What You Need to Know
- The agency's plan is an attempt to give borrowers time to find ways to make payments once pandemic relief ends.
- The CFPB will accept comment on the proposed mortgage rule until May 10.
- The rule only applies to institutions with more than 5,000 mortgages.
Saying that the pandemic has caused a “shocking increase in housing uncertainty,” the CFPB proposed Monday to stop mortgage servicers from foreclosing on most home loans until after the end of the year.
The plan outlined by the agency is an attempt to give borrowers time to find ways to make payments once pandemic relief ends.
“We are going to use everything in our toolbox to prevent avoidable foreclosures,” Acting CFPB Director Dave Uejio told reporters in a telephone conference call. “This rule is one of the sharpest tools in our toolbox.”

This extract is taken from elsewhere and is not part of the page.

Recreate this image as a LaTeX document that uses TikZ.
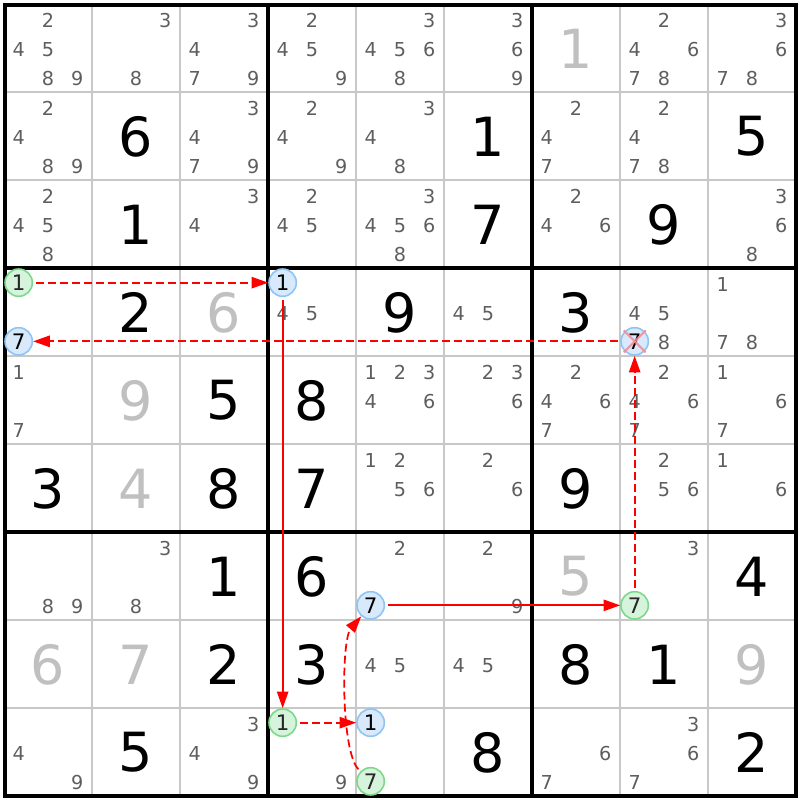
\documentclass[tikz,border=0pt]{standalone}
\usepackage{fontspec}
\setmainfont{DejaVu Sans}
\usetikzlibrary{arrows.meta}
\definecolor{candcol}{HTML}{5E5E5E}
\definecolor{solvedcol}{HTML}{C0C0C0}
\definecolor{thincol}{HTML}{C8C8C8}
\definecolor{gfill}{HTML}{D6F3DB}
\definecolor{gdraw}{HTML}{7CD98B}
\definecolor{bfill}{HTML}{D7E9FB}
\definecolor{bdraw}{HTML}{8FC4F5}
\definecolor{xcol}{HTML}{F08C96}
\definecolor{linkred}{HTML}{FF0000}
\tikzset{
  cand/.style={inner sep=0pt, text=candcol, font=\fontsize{14.4}{14.4}\selectfont},
  givenbox/.style={inner sep=0pt, text=black, font=\fontsize{40.5}{40.5}\selectfont},
  solvedbox/.style={inner sep=0pt, text=solvedcol, font=\fontsize{40.5}{40.5}\selectfont},
  gcirc/.style={circle, draw=gdraw, fill=gfill, line width=1.2pt, minimum size=20.5pt, inner sep=0pt, text=black!85, font=\fontsize{16}{16}\selectfont},
  bcirc/.style={circle, draw=bdraw, fill=bfill, line width=1.2pt, minimum size=20.5pt, inner sep=0pt, text=black, font=\fontsize{16}{16}\selectfont},
  thinline/.style={draw=thincol, line width=1.1pt},
  thickline/.style={draw=black, line width=2.4pt},
  solidarrow/.style={draw=linkred, line width=1.3pt, -{Triangle[length=12.5pt, width=8.5pt]}, shorten <=2pt},
  dashedarrow/.style={draw=linkred, line width=1.3pt, dash pattern=on 6pt off 3pt, -{Triangle[length=12.5pt, width=8.5pt]}, shorten <=2pt},
  xline/.style={draw=xcol, line width=1.6pt, opacity=0.85},
}
\newcommand\cands[3]{%
  \foreach \d in {#3}{%
    \pgfmathsetmacro\px{4+88*(#2-1)+14.667+29.333*mod(\d-1,3)}%
    \pgfmathsetmacro\py{4+88*(#1-1)+16.2+29.333*floor((\d-1)/3)}%
    \node[cand] (c#1#2\d) at (\px,\py) {\d};}}
\newcommand\given[3]{\node[givenbox] (g#1#2) at ({4+88*(#2-1)+44},{4+88*(#1-1)+44.5}) {#3};}
\newcommand\solved[3]{\node[solvedbox] (s#1#2) at ({4+88*(#2-1)+44},{4+88*(#1-1)+44.5}) {#3};}
\newcommand\hilite[4]{%
  \pgfmathsetmacro\px{4+88*(#2-1)+14.667+29.333*mod(#3-1,3)}%
  \pgfmathsetmacro\py{4+88*(#1-1)+14.667+29.333*floor((#3-1)/3)}%
  \node[#4] (o#1#2#3) at (\px,\py) {#3};}
\begin{document}
\begin{tikzpicture}[x=0.75pt, y=-0.75pt]
\path[use as bounding box, fill=white] (0,0) rectangle (800,800);
% thin grid lines
\foreach \k in {1,2,4,5,7,8}{
  \draw[thinline] ({4+88*\k},4) -- ({4+88*\k},796);
  \draw[thinline] (4,{4+88*\k}) -- (796,{4+88*\k});
}
\foreach \k in {3,6}{
  \draw[thickline] ({4+88*\k},4) -- ({4+88*\k},796);
  \draw[thickline] (4,{4+88*\k}) -- (796,{4+88*\k});
}
\draw[thickline, line width=3pt] (4.5,4.5) rectangle (795.5,795.5);
% row 1
\cands{1}{1}{2,4,5,8,9}
\cands{1}{2}{3,8}
\cands{1}{3}{3,4,7,9}
\cands{1}{4}{2,4,5,9}
\cands{1}{5}{3,4,5,6,8}
\cands{1}{6}{3,6,9}
\solved{1}{7}{1}
\cands{1}{8}{2,4,6,7,8}
\cands{1}{9}{3,6,7,8}
% row 2
\cands{2}{1}{2,4,8,9}
\given{2}{2}{6}
\cands{2}{3}{3,4,7,9}
\cands{2}{4}{2,4,9}
\cands{2}{5}{3,4,8}
\given{2}{6}{1}
\cands{2}{7}{2,4,7}
\cands{2}{8}{2,4,7,8}
\given{2}{9}{5}
% row 3
\cands{3}{1}{2,4,5,8}
\given{3}{2}{1}
\cands{3}{3}{3,4}
\cands{3}{4}{2,4,5}
\cands{3}{5}{3,4,5,6,8}
\given{3}{6}{7}
\cands{3}{7}{2,4,6}
\given{3}{8}{9}
\cands{3}{9}{3,6,8}
% row 4
\given{4}{2}{2}
\solved{4}{3}{6}
\cands{4}{4}{4,5}
\given{4}{5}{9}
\cands{4}{6}{4,5}
\given{4}{7}{3}
\cands{4}{8}{4,5,8}
\cands{4}{9}{1,7,8}
% row 5
\cands{5}{1}{1,7}
\solved{5}{2}{9}
\given{5}{3}{5}
\given{5}{4}{8}
\cands{5}{5}{1,2,3,4,6}
\cands{5}{6}{2,3,6}
\cands{5}{7}{2,4,6,7}
\cands{5}{8}{2,4,6,7}
\cands{5}{9}{1,6,7}
% row 6
\given{6}{1}{3}
\solved{6}{2}{4}
\given{6}{3}{8}
\given{6}{4}{7}
\cands{6}{5}{1,2,5,6}
\cands{6}{6}{2,6}
\given{6}{7}{9}
\cands{6}{8}{2,5,6}
\cands{6}{9}{1,6}
% row 7
\cands{7}{1}{8,9}
\cands{7}{2}{3,8}
\given{7}{3}{1}
\given{7}{4}{6}
\cands{7}{5}{2}
\cands{7}{6}{2,9}
\solved{7}{7}{5}
\cands{7}{8}{3}
\given{7}{9}{4}
% row 8
\solved{8}{1}{6}
\solved{8}{2}{7}
\given{8}{3}{2}
\given{8}{4}{3}
\cands{8}{5}{4,5}
\cands{8}{6}{4,5}
\given{8}{7}{8}
\given{8}{8}{1}
\solved{8}{9}{9}
% row 9
\cands{9}{1}{4,9}
\given{9}{2}{5}
\cands{9}{3}{3,4,9}
\cands{9}{4}{9}
\given{9}{6}{8}
\cands{9}{7}{6,7}
\cands{9}{8}{3,6,7}
\given{9}{9}{2}
% highlighted candidates
\hilite{4}{1}{1}{gcirc}
\hilite{4}{1}{7}{bcirc}
\hilite{4}{4}{1}{bcirc}
\hilite{4}{8}{7}{bcirc}
\hilite{7}{5}{7}{bcirc}
\hilite{7}{8}{7}{gcirc}
\hilite{9}{4}{1}{gcirc}
\hilite{9}{5}{1}{bcirc}
\hilite{9}{5}{7}{gcirc}
% links
\draw[dashedarrow] (o411) -- (o441);
\draw[dashedarrow] (o487) -- (o417);
\draw[solidarrow] (o441) -- (o941);
\draw[dashedarrow] (o941) -- (o951);
\draw[dashedarrow] (o957) .. controls (341,752) and (341,640) .. (o757);
\draw[solidarrow] (o757) -- (o787);
\draw[dashedarrow] (o787) -- (o487);
% elimination cross
\draw[xline] ([shift={(-11,-11)}]o487.center) -- ([shift={(11,11)}]o487.center);
\draw[xline] ([shift={(11,-11)}]o487.center) -- ([shift={(-11,11)}]o487.center);
\end{tikzpicture}
\end{document}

He said the agency wants “to ensure that servicers and borrowers have time to work together.”
Last week, the agency said it expects mortgage servicers to assist millions of homeowners as pandemic protections end and will closely monitor efforts to help borrowers remain in their homes.
That follows the agency’s announcement that it was rescinding guidance issued last year that gave financial services companies flexibility in following agency rule as they faced the coronavirus crisis.
The CFPB will accept comment on the proposed mortgage rule until May 10, and some form of the rule is expected to become effective on Aug. 31. The rule only applies to institutions with more than 5,000 mortgages.